But the Maharaja’s liberating influence, combined with Gayatri Devi’s own strong character, took her well beyond the traditionally limited activities of a Maharani.
She founded a school for girls, promoted the dying art of blue pottery and entered politics, where she achieved huge success. She joined the Swatantra Party, founded by C. Rajagopalachari, and won three successive Lok Sabha elections from Jaipur — in 1962, 1967 and 1971.
The 1962 win found her a place in the Guinness records for the highest percentage of votes polled for a candidate in a parliamentary election. Then US President John F. Kennedy even introduced her as “the woman with (the) most staggering majority that anyone has ever earned in an election”.
However, her opposition to the Congress earned her the wrath of Indira Gandhi, who, in 1971, withdrew the privy purse.

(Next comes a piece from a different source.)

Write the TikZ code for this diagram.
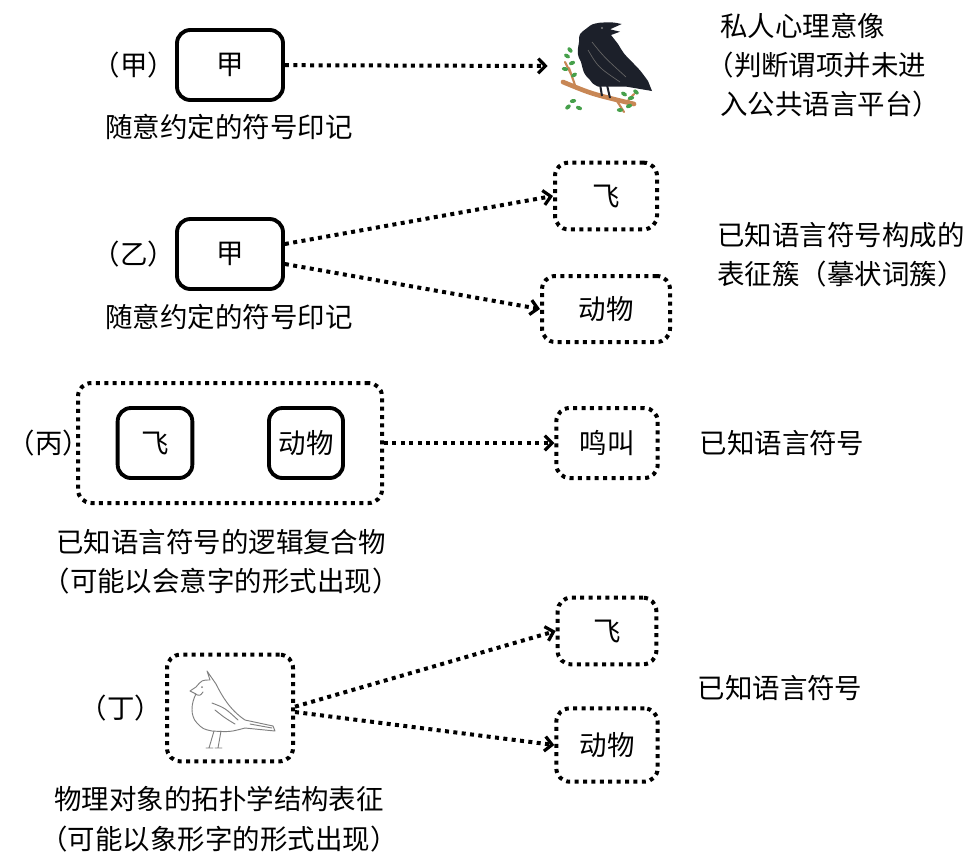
\documentclass[tikz,border=0pt]{standalone}
\usepackage{fontspec}
\setmainfont{Noto Sans CJK SC}
\usetikzlibrary{arrows.meta}
\definecolor{crowblack}{RGB}{28,32,42}
\definecolor{twig}{RGB}{200,135,85}
\definecolor{leaf}{RGB}{70,160,75}
\tikzset{
  sign/.style={draw, line width=2.9pt, rounded corners=10pt, inner sep=0pt},
  rep/.style={draw, line width=3pt, dash pattern=on 3pt off 3.3pt, rounded corners=10pt, inner sep=0pt},
  link/.style={line width=3pt, dash pattern=on 3pt off 3.3pt,
    -{Straight Barb[length=5.5pt,width=11pt,line width=2.4pt]}},
  txt/.style={inner sep=0pt, align=left}
}

\begin{document}
\begin{tikzpicture}[x=0.75pt,y=-0.75pt,
    every node/.append style={font=\fontsize{20.6}{29.5}\selectfont}]
  \fill[white] (0,0) rectangle (977,858);
  \useasboundingbox (0,0) rectangle (977,858);

  % row labels
  \foreach \x/\y/\n/\lab in {
    134/65/a/甲,
    134/254/b/乙,
    49/443/c/丙,
    121/708/d/丁%
  } {
    \node[txt] (lab\n) at (\x, \y) {（\lab）};
  }

  % (甲) sign -> private image
  \node[sign, minimum width=79.5pt, minimum height=52.5pt] (jiaA) at (230,65) {甲};
  \node[inner sep=0pt, minimum width=90pt, minimum height=66pt] (crow) at (608,66) {};
  \begin{scope}[shift={(562,22)}]
    \draw[twig, line width=3.5pt, line cap=round] (1,60) .. controls (30,72) .. (72,82);
    \draw[twig, line width=1.6pt, line cap=round] (14,66) -- (7,46) (9,52) -- (3,40)
      (55,79) -- (62,90) (64,81) -- (72,72);
    \foreach \lx/\ly/\r in {5/34/-30, 10/41/20, 3/47/-10, 12/53/30, 8/28/-50,
      11/79/10, 17/86/-20, 6/85/40, 62/72/-30, 69/76/10, 74/70/-40, 67/84/20, 58/88/0} {
      \fill[leaf, rotate around={\r:(\lx,\ly)}] (\lx,\ly) ellipse (3.2 and 2);
    }
    \fill[crowblack] (59.7,2) .. controls (50,0) .. (38,0.7) .. controls (30,2) .. (24.7,6.3)
      .. controls (17,12) .. (17,20) .. controls (15,32) .. (19,40)
      .. controls (22,52) .. (28,58) .. controls (31,62) .. (36.3,64.7)
      -- (64.7,64.7) -- (90,69) -- (86,59) .. controls (78,48) .. (70,40)
      .. controls (62,32) .. (56,22) .. controls (52,17) .. (49,13)
      -- (58,9.7) -- (48,7.3) -- cycle;
    \draw[black!60, line width=0.5pt] (30,20) .. controls (42,35) .. (64,55)
      (26,28) .. controls (36,45) .. (58,60);
    \fill[gray] (40,6) circle (1.2);
    \draw[crowblack, line width=1.5pt] (38,62) -- (40,74) (45,63) -- (48,76);
  \end{scope}
  \draw[link] (jiaA) -- (crow.west);
  \node[txt, anchor=west] (capA) at (105,127) {随意约定的符号印记};
  \node[txt, anchor=west] (noteA) at (720,65)
    {私人心理意像\\\hspace*{-0.5em}（判断谓项并未进\\入公共语言平台）};

  % (乙) sign -> cluster of known signs
  \node[sign, minimum width=79.5pt, minimum height=52.5pt] (jiaB) at (230,254) {甲};
  \node[rep, minimum width=76.5pt, minimum height=50pt] (feiB) at (606,196) {飞};
  \node[rep, minimum width=96pt, minimum height=49.5pt] (dongwuB) at (606,309) {动物};
  \draw[link] ([yshift=7.5pt]jiaB.east) -- (feiB.west);
  \draw[link] ([yshift=-7.5pt]jiaB.east) -- (dongwuB.west);
  \node[txt, anchor=west] (capB) at (105,317) {随意约定的符号印记};
  \node[txt, anchor=west] (noteB) at (717,255) {已知语言符号构成的\\表征簇（摹状词簇）};

  % (丙) compound of known signs
  \node[rep, minimum width=228pt, minimum height=90pt] (groupC) at (230,443) {};
  \node[sign, minimum width=56pt, minimum height=52.5pt] (feiC) at (155,443) {飞};
  \node[sign, minimum width=55.5pt, minimum height=52.5pt] (dongwuC) at (306,443) {动物};
  \node[rep, minimum width=76pt, minimum height=52.5pt] (mingC) at (607,443) {鸣叫};
  \draw[link] (groupC.east) -- (mingC.west);
  \node[txt, anchor=west] (capC) at (56,562)
    {已知语言符号的逻辑复合物\\\hspace*{-0.5em}（可能以会意字的形式出现）};
  \node[txt] (noteC) at (782,443) {已知语言符号};

  % (丁) picture of the object
  \node[rep, minimum width=94.5pt, minimum height=80pt] (dingD) at (230,708) {};
  \begin{scope}[shift={(dingD.center)}, gray, line width=0.7pt, line cap=round, line join=round]
    \draw (-14,-24) -- (-23,-37) -- (-20,-28) .. controls (-28,-28) .. (-34,-21)
      -- (-40,-17) -- (-34,-14) .. controls (-39,-5) and (-40,8) .. (-33,15)
      .. controls (-27,21) .. (-18,23) .. controls (0,24) .. (15,20) -- (45,23)
      -- (43,18) -- (15,12) .. controls (0,2) and (-8,-12) .. (-14,-24);
    \draw (-18,-5) .. controls (-5,0) .. (8,12) (-15,2) .. controls (-5,10) .. (5,16)
      (20,16) -- (42,20);
    \draw (-35,-14) .. controls (-30,-12) .. (-27,-16);
    \draw (-16,23) -- (-21,40) (-9,23) -- (-12,40) (-24,40) -- (-17,40) (-15,40) -- (-8,40);
    \fill (-28,-21) circle (1);
  \end{scope}
  \node[rep, minimum width=74pt, minimum height=50pt] (feiD) at (607,631) {飞};
  \node[rep, minimum width=76pt, minimum height=55pt] (dongwuD) at (607,745) {动物};
  \draw[link] ([yshift=1pt]dingD.east) -- (feiD.west);
  \draw[link] ([yshift=-3pt]dingD.east) -- (dongwuD.west);
  \node[txt, anchor=west] (capD) at (54,819)
    {物理对象的拓扑学结构表征\\\hspace*{-0.5em}（可能以象形字的形式出现）};
  \node[txt] (noteD) at (780,688) {已知语言符号};
\end{tikzpicture}
\end{document}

The Rajmata even had to spend five months in Delhi’s Tihar Jail during Emergency, allegedly for flouting tax laws.
She retired from politics after that, but continued to work for social causes.
She often said Jaipur was transforming, but not for the better. In 2008, she protested on the pavement with slum dwellers against unauthorised constructions, which, she said, were ruining the city’s skyline.
She also complained about the rampant tree felling by the land mafia.
These public appearances notwithstanding, the Rajmata led a largely secluded life, ensconced in her spacious and beautiful residence, Lily Pool, on the Rambagh Palace estate. She owned a stud farm, liked riding and playing tennis and squash, and tending to her fleet of vintage cars — a Bentley being her favourite.
She had been living alone since her husband died in 1970 while playing polo. She lived apart from her stepson, the present Maharaja, Brigadier Bhawani Singh, and spent English summers coinciding with the racing season in London, where she owned properties in Ascot and a town house in Mayfair.
Her loneliness grew when her only son Jagat Singh, a gifted photographer who stayed mostly in Europe, passed away in 1997 in London.